Information provided:
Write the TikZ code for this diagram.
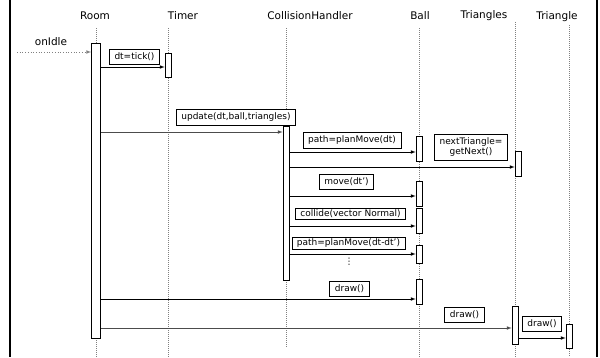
\documentclass[tikz,border=0pt]{standalone}
\usepackage{fontspec}
\setmainfont{DejaVu Sans}
\tikzset{
  head/.style={font=\fontsize{10.5}{13}\selectfont},
  life/.style={draw,gray,dash pattern=on 1pt off 1pt},
  act/.style={draw,fill=white,line width=0.7pt,minimum width=6pt,inner sep=0pt},
  lbl/.style={draw,fill=white,line width=0.7pt,font=\fontsize{9}{10.5}\selectfont,inner xsep=5pt,inner ysep=3.5pt,align=center},
  msg/.style={draw,line width=0.7pt,->,>=latex}
}
\begin{document}
\begin{tikzpicture}[x=1pt,y=-1pt]
\useasboundingbox (0,0) rectangle (600,357);
% frame sides
\draw[line width=2pt] (10,0) -- (10,357);
\draw[line width=2pt] (597,0) -- (597,357);

% objects
\node[head] (room) at (95,16) {Room};
\node[head] (timer) at (183,16) {Timer};
\node[head] (coll) at (310,16) {CollisionHandler};
\node[head] (ball) at (420,16) {Ball};
\node[head] (tris) at (484,16) {Triangles};
\node[head] (tri) at (557,17) {Triangle};

% lifelines
\path[life] (96,28) -- (96,357);
\path[life] (168,28) -- (168,357);
\path[life] (286,28) -- (286,348);
\path[life] (419,28) -- (419,357);
\path[life] (515,22) -- (515,357);
\path[life] (569,25) -- (569,357);

% activations
\node[act, minimum width=9pt, minimum height=295pt] (roomact) at (96,190.5) {};
\node[act, minimum height=24pt] (timeract) at (168,65) {};
\node[act, minimum height=154pt] (collact) at (286,203) {};
\node[act, minimum height=25pt] (ball1) at (419,148.5) {};
\node[act, minimum height=25pt] (tris1) at (518,163.5) {};
\node[act, minimum height=25pt] (ball2) at (419,193.5) {};
\node[act, minimum height=25pt] (ball3) at (419,220.5) {};
\node[act, minimum height=18pt] (ball4) at (419,254) {};
\node[act, minimum height=25pt] (ball5) at (419,291.5) {};
\node[act, minimum height=38pt] (tris2) at (515,325) {};
\node[act, minimum height=24pt] (triact) at (569,336) {};

% incoming call
\node[head] (idle) at (51,42) {onIdle};
\coordinate (start) at (17,52);
\path[draw,gray,dotted,line width=0.7pt,->,>=latex] (start) -- (roomact.west |- start);

% message labels
\node[lbl] (tick) at (134.5,56.5) {dt=tick()};
\node[lbl] (update) at (236,117) {update(dt,ball,triangles)};
\node[lbl] (plan) at (352,140) {path=planMove(dt)};
\node[lbl] (next) at (471,147) {nextTriangle=\\getNext()};
\node[lbl] (move) at (346.5,182) {move(dt')};
\node[lbl, inner ysep=1.5pt] (collide) at (350.5,214) {collide(vector Normal)};
\node[lbl, inner ysep=1.5pt] (plan2) at (348.5,243.5) {path=planMove(dt-dt')};
\node[font=\fontsize{9}{9}\selectfont,inner sep=0pt] (dots) at (349,262) {⋮};
\node[lbl] (drawball) at (349.5,288.5) {draw()};
\node[lbl] (drawtris) at (464.5,314.5) {draw()};
\node[lbl] (drawtri) at (542,324) {draw()};

% message heights
\coordinate (m1) at (0,67);
\coordinate (m2) at (0,132);
\coordinate (m3) at (0,152);
\coordinate (m4) at (0,167);
\coordinate (m5) at (0,196);
\coordinate (m6) at (0,226);
\coordinate (m7) at (0,254);
\coordinate (m8) at (0,299);
\coordinate (m9) at (0,328);
\coordinate (m10) at (0,338);

\path[draw,msg] (roomact.east |- m1) -- (timeract.west |- m1);
\path[draw,msg,gray!60!black] (roomact.east |- m2) -- (collact.west |- m2);
\path[draw,msg] (collact.east |- m3) -- (ball1.west |- m3);
\path[draw,msg] (collact.east |- m4) -- (tris1.west |- m4);
\path[draw,msg] (collact.east |- m5) -- (ball2.west |- m5);
\path[draw,msg] (collact.east |- m6) -- (ball3.west |- m6);
\path[draw,msg] (collact.east |- m7) -- (ball4.west |- m7);
\path[draw,msg] (roomact.east |- m8) -- (ball5.west |- m8);
\path[draw,msg,gray!60!black] (roomact.east |- m9) -- (tris2.west |- m9);
\path[draw,msg] (tris2.east |- m10) -- (triact.west |- m10);
\end{tikzpicture}
\end{document}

Your instructions:
Set every line down exactly as written, leaving each picture out.

Exercise output:
Write the TikZ code for this diagram.
\documentclass[tikz,border=0pt]{standalone}
\usepackage{fontspec}
\setmainfont{DejaVu Sans}
\tikzset{
  head/.style={font=\fontsize{10.5}{13}\selectfont},
  life/.style={draw,gray,dash pattern=on 1pt off 1pt},
  act/.style={draw,fill=white,line width=0.7pt,minimum width=6pt,inner sep=0pt},
  lbl/.style={draw,fill=white,line width=0.7pt,font=\fontsize{9}{10.5}\selectfont,inner xsep=5pt,inner ysep=3.5pt,align=center},
  msg/.style={draw,line width=0.7pt,->,>=latex}
}
\begin{document}
\begin{tikzpicture}[x=1pt,y=-1pt]
\useasboundingbox (0,0) rectangle (600,357);
% frame sides
\draw[line width=2pt] (10,0) -- (10,357);
\draw[line width=2pt] (597,0) -- (597,357);

% objects
\node[head] (room) at (95,16) {Room};
\node[head] (timer) at (183,16) {Timer};
\node[head] (coll) at (310,16) {CollisionHandler};
\node[head] (ball) at (420,16) {Ball};
\node[head] (tris) at (484,16) {Triangles};
\node[head] (tri) at (557,17) {Triangle};

% lifelines
\path[life] (96,28) -- (96,357);
\path[life] (168,28) -- (168,357);
\path[life] (286,28) -- (286,348);
\path[life] (419,28) -- (419,357);
\path[life] (515,22) -- (515,357);
\path[life] (569,25) -- (569,357);

% activations
\node[act, minimum width=9pt, minimum height=295pt] (roomact) at (96,190.5) {};
\node[act, minimum height=24pt] (timeract) at (168,65) {};
\node[act, minimum height=154pt] (collact) at (286,203) {};
\node[act, minimum height=25pt] (ball1) at (419,148.5) {};
\node[act, minimum height=25pt] (tris1) at (518,163.5) {};
\node[act, minimum height=25pt] (ball2) at (419,193.5) {};
\node[act, minimum height=25pt] (ball3) at (419,220.5) {};
\node[act, minimum height=18pt] (ball4) at (419,254) {};
\node[act, minimum height=25pt] (ball5) at (419,291.5) {};
\node[act, minimum height=38pt] (tris2) at (515,325) {};
\node[act, minimum height=24pt] (triact) at (569,336) {};

% incoming call
\node[head] (idle) at (51,42) {onIdle};
\coordinate (start) at (17,52);
\path[draw,gray,dotted,line width=0.7pt,->,>=latex] (start) -- (roomact.west |- start);

% message labels
\node[lbl] (tick) at (134.5,56.5) {dt=tick()};
\node[lbl] (update) at (236,117) {update(dt,ball,triangles)};
\node[lbl] (plan) at (352,140) {path=planMove(dt)};
\node[lbl] (next) at (471,147) {nextTriangle=\\getNext()};
\node[lbl] (move) at (346.5,182) {move(dt')};
\node[lbl, inner ysep=1.5pt] (collide) at (350.5,214) {collide(vector Normal)};
\node[lbl, inner ysep=1.5pt] (plan2) at (348.5,243.5) {path=planMove(dt-dt')};
\node[font=\fontsize{9}{9}\selectfont,inner sep=0pt] (dots) at (349,262) {⋮};
\node[lbl] (drawball) at (349.5,288.5) {draw()};
\node[lbl] (drawtris) at (464.5,314.5) {draw()};
\node[lbl] (drawtri) at (542,324) {draw()};

% message heights
\coordinate (m1) at (0,67);
\coordinate (m2) at (0,132);
\coordinate (m3) at (0,152);
\coordinate (m4) at (0,167);
\coordinate (m5) at (0,196);
\coordinate (m6) at (0,226);
\coordinate (m7) at (0,254);
\coordinate (m8) at (0,299);
\coordinate (m9) at (0,328);
\coordinate (m10) at (0,338);

\path[draw,msg] (roomact.east |- m1) -- (timeract.west |- m1);
\path[draw,msg,gray!60!black] (roomact.east |- m2) -- (collact.west |- m2);
\path[draw,msg] (collact.east |- m3) -- (ball1.west |- m3);
\path[draw,msg] (collact.east |- m4) -- (tris1.west |- m4);
\path[draw,msg] (collact.east |- m5) -- (ball2.west |- m5);
\path[draw,msg] (collact.east |- m6) -- (ball3.west |- m6);
\path[draw,msg] (collact.east |- m7) -- (ball4.west |- m7);
\path[draw,msg] (roomact.east |- m8) -- (ball5.west |- m8);
\path[draw,msg,gray!60!black] (roomact.east |- m9) -- (tris2.west |- m9);
\path[draw,msg] (tris2.east |- m10) -- (triact.west |- m10);
\end{tikzpicture}
\end{document}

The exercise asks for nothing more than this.